Therese is constantly wearing different masks. She has to wear a mask when she’s a child not because she wants to be because Mme. Raquin makes her. “ She who had an iron constitution, received the treatment of a delicate child, partaking of the same medicine as her cousin, and kept in the warm air of the room occupied by the invalid”(18). She has to take medicine like Camille and is always kept inside with him and is made out to be a sick child just like Camille. Zola calls her out to be beastly and animalistic but Therese masks this. “This profile remained there for hours, motionless and peaceful.. “(14). She appears reserved and keeps to herself, making her seem empty on the outside. “She cast a vague wandering look upon this wall, and, without a word she, in her turn, went to bed in disdainful indifference”(15).

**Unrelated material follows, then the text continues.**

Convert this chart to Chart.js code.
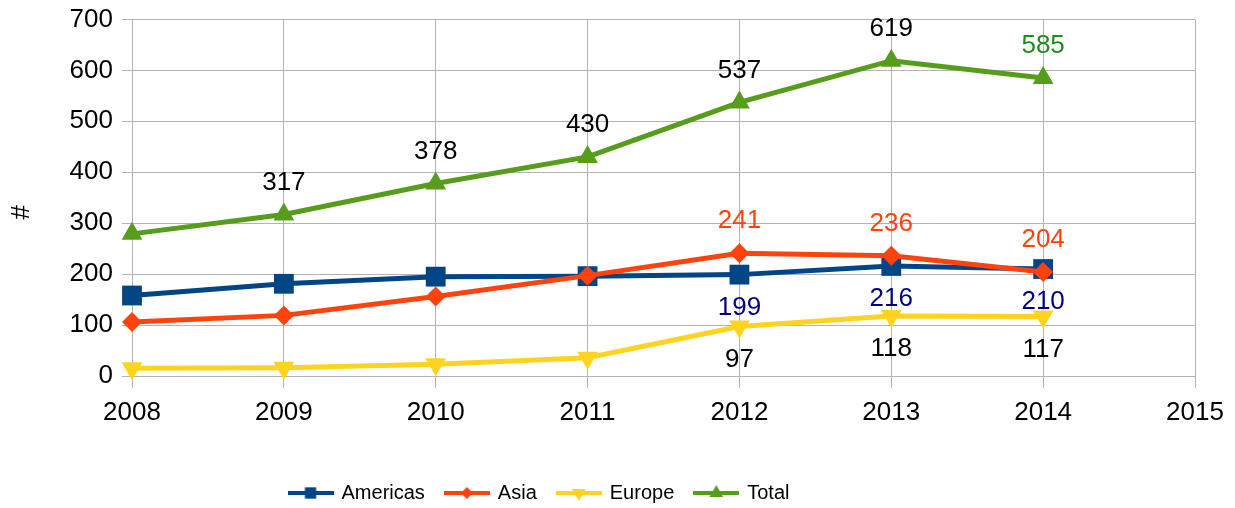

“This obligatory life of a convalescent caused her to retire within herself. She go into the habit of talking in a low voice, of moving about noiselessly, of remaining mute and motionless on a chair with expressionless, open eyes. But when she raised an arm, when she advanced a foot, it was easy to perceive that the possessed feline suppleness, short, potent muscles, and that unmistakable energy and passion slumbered in her soporous frame”(18). She is said to be caged just waiting to lash out.

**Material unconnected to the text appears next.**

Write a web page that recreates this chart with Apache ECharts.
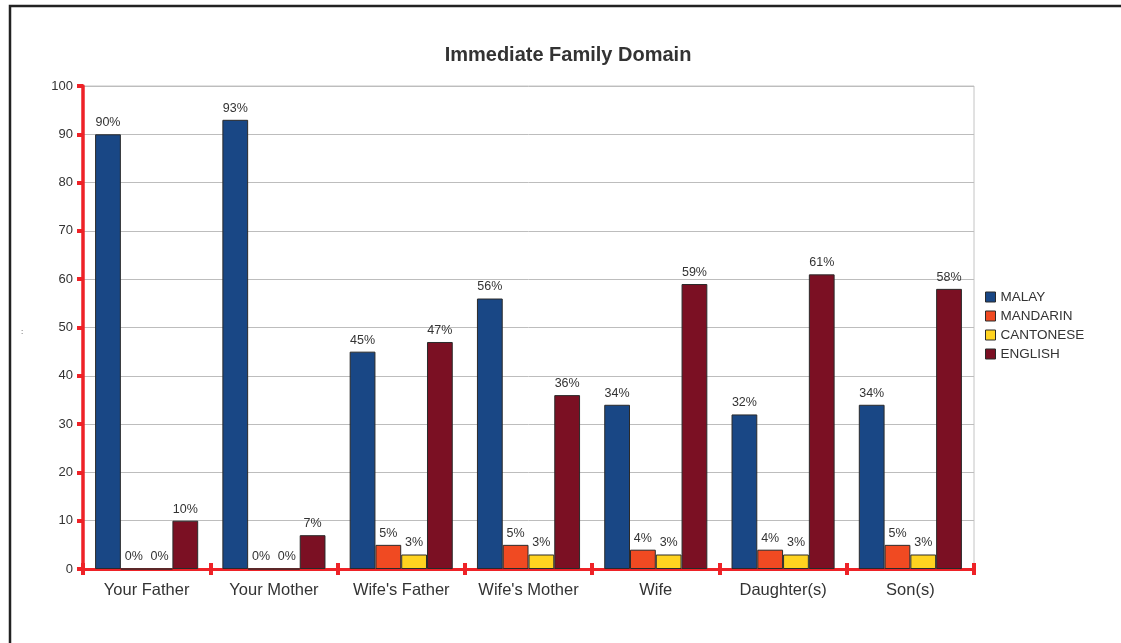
<!DOCTYPE html>
<html>
<head>
<meta charset="utf-8">
<script src="https://cdn.jsdelivr.net/npm/echarts@6/dist/echarts.min.js"></script>
<style>
  html, body { margin: 0; padding: 0; background: #fff; }
  #chart { width: 1121px; height: 643px; }
</style>
</head>
<body>
<div id="chart"></div>
<script>
// Language spoken with each immediate family member (percent)
const categories = ["Your Father", "Your Mother", "Wife's Father", "Wife's Mother", "Wife", "Daughter(s)", "Son(s)"];
const malay     = [90, 93, 45, 56, 34, 32, 34];
const mandarin  = [0, 0, 5, 5, 4, 4, 5];
const cantonese = [0, 0, 3, 3, 3, 3, 3];
const english   = [10, 7, 47, 36, 59, 61, 58];
const seriesNames = ["MALAY", "MANDARIN", "CANTONESE", "ENGLISH"];
const seriesColors = ["#194785", "#f04a22", "#ffd320", "#7b1023"];
const yTicks = [0, 10, 20, 30, 40, 50, 60, 70, 80, 90, 100];

const FONT = "Liberation Sans, Arial, sans-serif";
const chart = echarts.init(document.getElementById('chart'));

const values = [malay, mandarin, cantonese, english];
const series = seriesNames.map((name, i) => ({
  name,
  type: 'bar',
  data: values[i],
  barGap: '0%',
  barCategoryGap: '19%',
  itemStyle: { color: seriesColors[i], borderColor: '#2a2a2a', borderWidth: 1 },
  label: {
    show: true, position: 'top', distance: 5,
    formatter: p => p.value + '%',
    fontFamily: FONT, fontSize: 12.5, color: '#333'
  }
}));

chart.setOption({
  animation: false,
  backgroundColor: '#fff',
  title: {
    text: 'Immediate Family Domain',
    left: 563, top: 40, textAlign: 'center',
    textStyle: { fontFamily: FONT, fontSize: 20, fontWeight: 'bold', color: '#333' }
  },
  legend: {
    orient: 'vertical', left: 980, top: 285,
    itemWidth: 10, itemHeight: 10, itemGap: 5,
    icon: 'rect',
    data: seriesNames,
    itemStyle: { borderColor: '#2a2a2a', borderWidth: 1 },
    textStyle: { fontFamily: FONT, fontSize: 13.5, color: '#333' }
  },
  grid: {
    left: 83, right: 147, top: 86, bottom: 74,
    show: true, borderColor: '#c4c4c4', borderWidth: 1
  },
  xAxis: [{
    type: 'category', data: categories,
    axisLine: { lineStyle: { color: '#ee2227', width: 3 } },
    axisTick: { show: true, interval: 0, length: 6, lineStyle: { color: '#ee2227', width: 4 } },
    axisLabel: { interval: 0, hideOverlap: false, fontFamily: FONT, fontSize: 16.5, color: '#333', margin: 13 }
  }, {
    type: 'category', data: categories, position: 'bottom',
    axisLine: { show: false },
    axisTick: { show: true, interval: 0, inside: true, length: 6, lineStyle: { color: '#ee2227', width: 4 } },
    axisLabel: { show: false }
  }],
  yAxis: {
    type: 'value', min: 0, max: 100, interval: 10,
    axisLine: { show: true, lineStyle: { color: '#ee2227', width: 3.5 } },
    axisTick: { show: true, length: 6, lineStyle: { color: '#ee2227', width: 4 } },
    axisLabel: {
      fontFamily: FONT, fontSize: 13, color: '#333', margin: 10,
      formatter: v => yTicks.includes(v) ? String(v) : ''
    },
    splitLine: { lineStyle: { color: '#bdbdbd', width: 1 } }
  },
  graphic: [
    {
      type: 'rect', silent: true, z: -1,
      shape: { x: 10, y: 6, width: 1140, height: 700 },
      style: { fill: 'none', stroke: '#222', lineWidth: 2.5 }
    },
    {
      type: 'text', left: 21, top: 328,
      style: { text: ':', fontFamily: FONT, fontSize: 8, fill: '#333' }
    }
  ],
  series
});
</script>
</body>
</html>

When Therese starts the affair with Laurent, “She was aware she was doing wrong, and at times she felt a ferocious desire to rise from table and smother Laurent with kisses, just to show her husband and aunt she was not a fool, and that she had a sweetheart.” and so, at the beginning she wears the mask of a secret passionate lover. “It cost her nothing to keep this mask on her face, which gave her an appearance of icy frigidity”, when she’s not with Laurent she uses a mask to disguise herself as innocent. (49) “Nevertheless. She did not exaggerate her effects, but only played her former part, without awakening attention by greater harshness. She experienced extraordinary pleasure in deceiving Camille and Madame Raquin”, Therese plays both Camille and Mme. Raquin so perfectly that neither have any idea what’s going on right under their noses. After they kill Camille she slips back into this innocent widowed performance. She goes on fooling Mme. Raquin and all her weekly poker game friends by going on about her life like Camille’s death was just a terrible accident and everything will be okay. Therese is very good at wearing different masks in order to put on a good performance. However inside she’s constantly at battle with herself and her guilt.

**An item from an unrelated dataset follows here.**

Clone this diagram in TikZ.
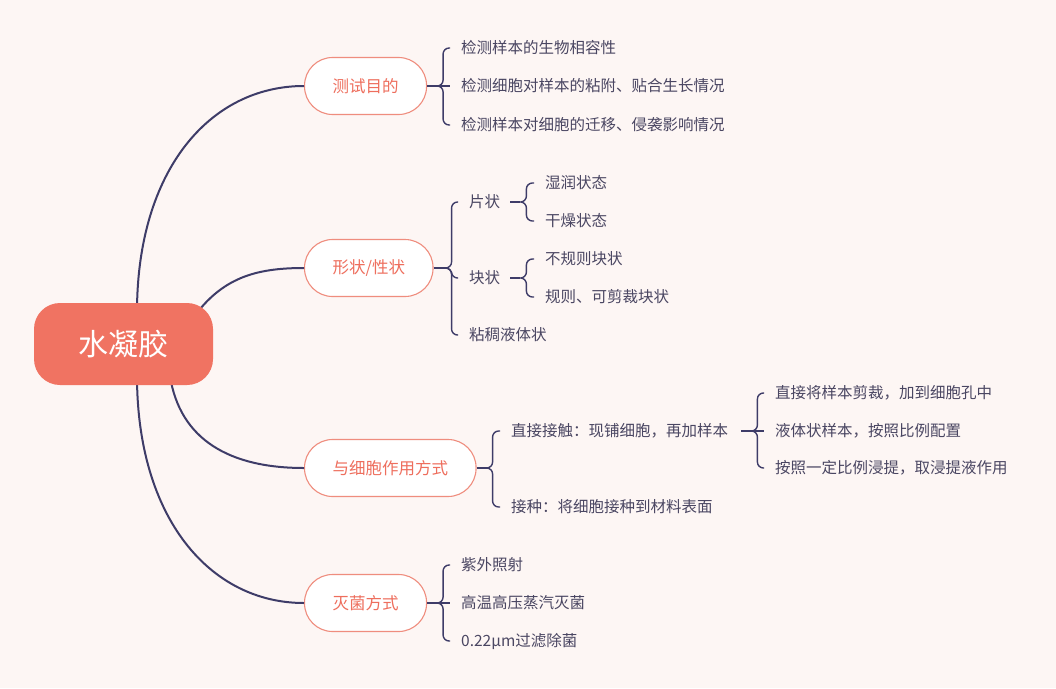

Both characters interesting enough are both from Africa. It’s intriguing that masks are part of African culture and that there are a wide variety of masks used.(Mask) Is it just a coincidence that many African masks represent animals? Some African tribes believe that the animal masks can help them communicate with the spirits who live in forests or open savannas.(Mask) Its most interesting that masks may also indicate a culture's ideal of feminine beauty.(Mask) This is fascinating because both character have problems with beauty, whether it be inside or outside beauty. Ourika has problems with her skin color and her inner self-confidence. Therese is described as being not the prettiest girl or in Laurent’s eyes he thinks she’s ugly. Therese also has problems being beautiful on the inside from all the ugly things she’s done and all the lying and scheming that’s haunting her and making her depressed and driving her mad. Both Ourika and Therese’s African roots are masked throughout the books and in the end both women sort of self-destruct because of it. Ourika gives up hope and joins a convent instead of finding someone to be with and so she dies alone. Therese can’t take her own thoughts and guilt anymore that she kills herself and although Laurent dies with her she still dies alone because of her loveless life and marriage to Laurent. “Who knows what true loneliness is - not the conventional word but the naked terror? To the lonely themselves it wears a mask. The most miserable outcast hugs some memory or some illusion.”--Joseph Conrad
Works Cited
Duras, Claire De Durfort, and John Fowles. Ourika: An English Translation. New York: Modern Language Association of America, 1994. Print.
"History Of The Mask." Encyclopaedia Britannica. Britannica.com Inc. Web. 05 Feb. 2012. <http://www.anymask.com/historyofmask.html>.
"Mask." Wikipedia, the Free Encyclopedia. Wikimedia Foundation Inc., 05 Feb. 2012. Web. 05 Feb. 2012. <http://en.wikipedia.org/wiki/Mask>.
Zola, Émile, and Leonard Tancock. Thérèse Raquin. London, England: Penguin, 1962. Print.